Sauf que, comme j'ai que de la gueule (et un blog), je me contente de répondre : rien.
Alors, vraiment parce qu’il sent que je suis super pauvre, il m’en tend une dernière à 1200€. Pour lui sans doute le modèle le plus en vogue auprès des réfugiés dans la jungle de Calais.
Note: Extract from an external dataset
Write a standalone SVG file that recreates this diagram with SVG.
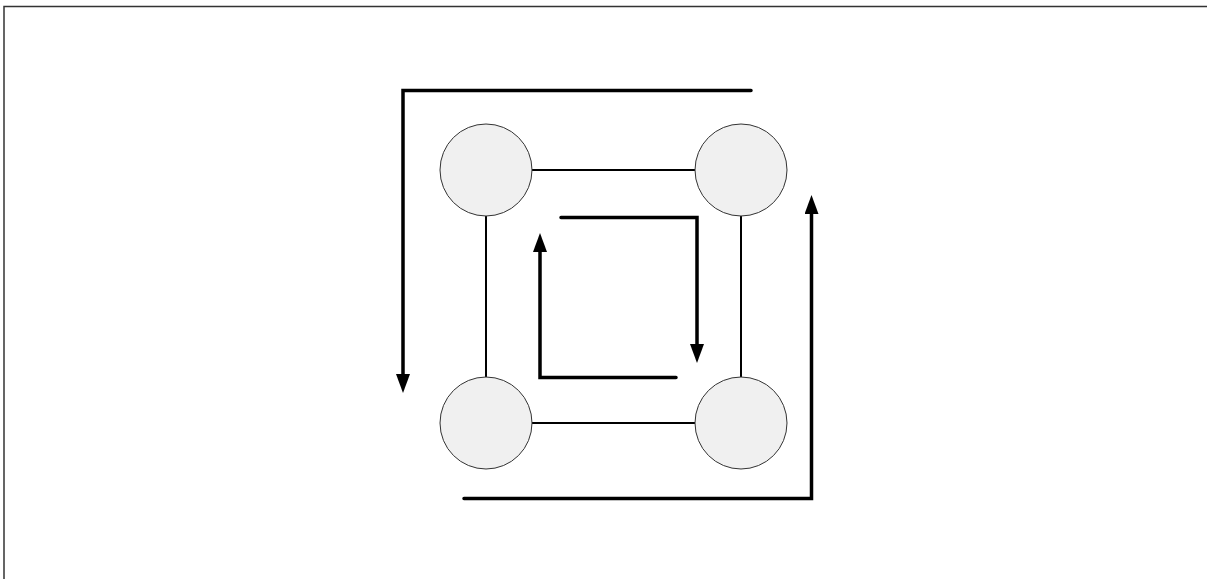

J’ose lui faire remarquer qu’il en existe d’autres, là, un peu plus loin, à SEULEMENT trois chiffres ; il leur jette un regard comme si ça lui brûlait les yeux, et me répond, Ah, oui, mais bon, ça c’est du cachemire moins… enfin vous voyez, c’est quand même désagréable à porter.
Je suis dépitée.
Et je repars.
Je traverse le pipi de chien, les chinois, je me retrouve dehors, il pleut et il fait froid. Mon écharpe à deux chiffres me démange, je la trouve rugueuse, elle m’étouffe. Alors je comprends que les galeries m’ont brisée et reconstruite, comme dans la Légion Etrangère. Depuis je considère toute écharpe en dessous de 1500 comme un torche cul.
Et j’ai froid.
J'ai laissé tomber cette histoire d’écharpe, j’ai pas les moyens, mais j’ai une nouvelle idée. Sauf que pour ça j’ai besoin de prendre les mesures sur un mâle sans qu’il sache que je prends des mesures sur lui.
Alors je le fais la nuit, quand il dort. et comme j’ai pas de mètre souple je le fais avec mon double décimètre du collège et c’est pas simple. Ça fait trois nuits que j’essaye sans succès de le rouler sur le double décimètre sans le réveiller ou lui percer un poumon.
Et l’appartement n’a pas brûlé.
Globalement, je suis vachement moins merveilleuse que la semaine dernière.